**WHAT IS BEING ASKED:**
Please, without the pictures, retype exactly the lines from the start of the material through the line that holds "const yAxisTitle = 'Overall survival rate';".

**COLLECTED MATERIAL:**
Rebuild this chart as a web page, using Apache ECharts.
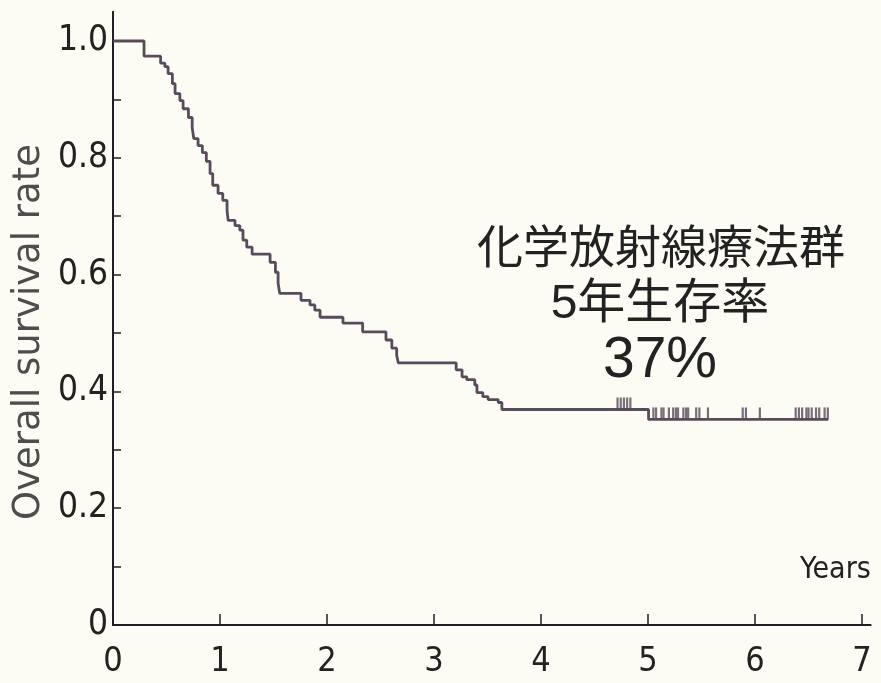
<!DOCTYPE html>
<html>
<head>
<meta charset="utf-8">
<script src="https://cdn.jsdelivr.net/npm/echarts@6/dist/echarts.min.js"></script>
<style>
  html, body { margin: 0; padding: 0; background: #fcfbf4; }
  #chart { width: 881px; height: 683px; }
</style>
</head>
<body>
<div id="chart"></div>
<script>
// Kaplan–Meier step points: time (years) and survival after each drop
const stepTimes = [0, 0.29, 0.445, 0.485, 0.515, 0.555, 0.58, 0.625, 0.655, 0.705, 0.74, 0.755,
  0.795, 0.835, 0.872, 0.907, 0.932, 0.982, 1.026, 1.066, 1.076, 1.14, 1.185, 1.215, 1.25,
  1.30, 1.468, 1.518, 1.543, 1.558, 1.757, 1.841, 1.886, 1.935, 2.149, 2.333, 2.551, 2.606,
  2.651, 2.666, 3.207, 3.262, 3.306, 3.381, 3.401, 3.456, 3.505, 3.60, 3.634, 5.005, 6.684];
const stepSurvival = [1.0, 0.974, 0.962, 0.956, 0.944, 0.927, 0.910, 0.898, 0.884, 0.869, 0.852, 0.833,
  0.821, 0.809, 0.794, 0.773, 0.753, 0.739, 0.727, 0.710, 0.693, 0.684, 0.676, 0.659, 0.647,
  0.635, 0.621, 0.604, 0.585, 0.568, 0.556, 0.548, 0.539, 0.527, 0.517, 0.502, 0.488, 0.474,
  0.462, 0.449, 0.437, 0.425, 0.420, 0.411, 0.398, 0.391, 0.386, 0.381, 0.369, 0.352, 0.352];

// Censored observations (years)
const censorTimes = [4.715, 4.745, 4.775, 4.805, 4.835,
  5.05, 5.075, 5.125, 5.145, 5.195, 5.235, 5.26, 5.28, 5.33, 5.355, 5.375, 5.45, 5.48, 5.56,
  5.885, 5.915, 6.045, 6.38, 6.41, 6.44, 6.48, 6.50, 6.53, 6.57, 6.60, 6.65, 6.68];

const xTickValues = [0, 1, 2, 3, 4, 5, 6, 7];
const yLabelValues = [0, 0.2, 0.4, 0.6, 0.8, 1.0];
const yTickValues = [0, 0.1, 0.2, 0.3, 0.4, 0.5, 0.6, 0.7, 0.8, 0.9, 1.0];

const annotationLines = ['化学放射線療法群', '5年生存率', '37%'];
const xAxisTitle = 'Years';
const yAxisTitle = 'Overall survival rate';

function survivalAt(t) {
  let s = stepSurvival[0];
  for (let i = 0; i < stepTimes.length; i++) {
    if (stepTimes[i] <= t) s = stepSurvival[i];
  }
  return s;
}

const curveColor = '#594c5a';
const axisColor = '#1f1f2a';
const tickFont = '"DejaVu Sans Condensed", "DejaVu Sans", sans-serif';

const chart = echarts.init(document.getElementById('chart'));
chart.setOption({
  backgroundColor: '#fcfbf4',
  animation: false,
  grid: { left: 113, right: 10.4, top: 11.8, bottom: 58 },
  xAxis: {
    type: 'value', min: 0, max: 7.08,
    axisLine: { show: true, onZero: false, lineStyle: { color: axisColor, width: 2 } },
    axisTick: { show: true, inside: true, length: 11, customValues: xTickValues,
      lineStyle: { color: axisColor, width: 1.5 } },
    axisLabel: { customValues: xTickValues, margin: 20,
      fontFamily: tickFont, fontSize: 34, color: '#222',
      formatter: v => String(v) },
    splitLine: { show: false }
  },
  yAxis: {
    type: 'value', min: 0, max: 1.05,
    axisLine: { show: true, lineStyle: { color: axisColor, width: 2 } },
    axisTick: { show: true, inside: true, length: 8, customValues: yTickValues,
      lineStyle: { color: axisColor, width: 1.5 } },
    axisLabel: { customValues: yLabelValues, margin: 5,
      fontFamily: tickFont, fontSize: 35, color: '#222',
      formatter: v => (v === 0 ? '0' : v.toFixed(1)) },
    splitLine: { show: false }
  },
  series: [
    {
      type: 'line', step: 'end', symbol: 'none',
      data: stepTimes.map((t, i) => [t, stepSurvival[i]]),
      lineStyle: { color: curveColor, width: 2.8 },
      z: 3
    },
    {
      type: 'scatter',
      data: censorTimes.map(t => [t, survivalAt(t)]),
      symbol: 'rect', symbolSize: [2.2, 12], symbolOffset: [0, -6],
      itemStyle: { color: curveColor },
      z: 4
    }
  ],
  graphic: [
    {
      type: 'text', x: 800, y: 570,
      style: { text: xAxisTitle, font: '30px "DejaVu Sans Condensed"', fill: '#222',
        textVerticalAlign: 'middle' }
    },
    {
      type: 'text', x: 29, y: 332, rotation: Math.PI / 2,
      style: { text: yAxisTitle, font: '37px "DejaVu Sans"', fill: '#4d4d4d',
        textAlign: 'center', textVerticalAlign: 'middle' }
    },
    {
      type: 'text', x: 661, y: 246,
      style: { text: annotationLines[0], font: '46px "Noto Sans CJK JP"', fill: '#222',
        textAlign: 'center', textVerticalAlign: 'middle' }
    },
    {
      type: 'text', x: 660, y: 305,
      style: { text: annotationLines[1], font: '48px "Liberation Sans", "Noto Sans CJK JP"', fill: '#222',
        textAlign: 'center', textVerticalAlign: 'middle' }
    },
    {
      type: 'text', x: 660, y: 361,
      style: { text: annotationLines[2], font: '57px "Liberation Sans"', fill: '#222',
        textAlign: 'center', textVerticalAlign: 'middle' }
    }
  ]
});
</script>
</body>
</html>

**OUTPUT OF THE EXERCISE:**
Rebuild this chart as a web page, using Apache ECharts.
<!DOCTYPE html>
<html>
<head>
<meta charset="utf-8">
<script src="https://cdn.jsdelivr.net/npm/echarts@6/dist/echarts.min.js"></script>
<style>
  html, body { margin: 0; padding: 0; background: #fcfbf4; }
  #chart { width: 881px; height: 683px; }
</style>
</head>
<body>
<div id="chart"></div>
<script>
// Kaplan–Meier step points: time (years) and survival after each drop
const stepTimes = [0, 0.29, 0.445, 0.485, 0.515, 0.555, 0.58, 0.625, 0.655, 0.705, 0.74, 0.755,
  0.795, 0.835, 0.872, 0.907, 0.932, 0.982, 1.026, 1.066, 1.076, 1.14, 1.185, 1.215, 1.25,
  1.30, 1.468, 1.518, 1.543, 1.558, 1.757, 1.841, 1.886, 1.935, 2.149, 2.333, 2.551, 2.606,
  2.651, 2.666, 3.207, 3.262, 3.306, 3.381, 3.401, 3.456, 3.505, 3.60, 3.634, 5.005, 6.684];
const stepSurvival = [1.0, 0.974, 0.962, 0.956, 0.944, 0.927, 0.910, 0.898, 0.884, 0.869, 0.852, 0.833,
  0.821, 0.809, 0.794, 0.773, 0.753, 0.739, 0.727, 0.710, 0.693, 0.684, 0.676, 0.659, 0.647,
  0.635, 0.621, 0.604, 0.585, 0.568, 0.556, 0.548, 0.539, 0.527, 0.517, 0.502, 0.488, 0.474,
  0.462, 0.449, 0.437, 0.425, 0.420, 0.411, 0.398, 0.391, 0.386, 0.381, 0.369, 0.352, 0.352];

// Censored observations (years)
const censorTimes = [4.715, 4.745, 4.775, 4.805, 4.835,
  5.05, 5.075, 5.125, 5.145, 5.195, 5.235, 5.26, 5.28, 5.33, 5.355, 5.375, 5.45, 5.48, 5.56,
  5.885, 5.915, 6.045, 6.38, 6.41, 6.44, 6.48, 6.50, 6.53, 6.57, 6.60, 6.65, 6.68];

const xTickValues = [0, 1, 2, 3, 4, 5, 6, 7];
const yLabelValues = [0, 0.2, 0.4, 0.6, 0.8, 1.0];
const yTickValues = [0, 0.1, 0.2, 0.3, 0.4, 0.5, 0.6, 0.7, 0.8, 0.9, 1.0];

const annotationLines = ['化学放射線療法群', '5年生存率', '37%'];
const xAxisTitle = 'Years';
const yAxisTitle = 'Overall survival rate';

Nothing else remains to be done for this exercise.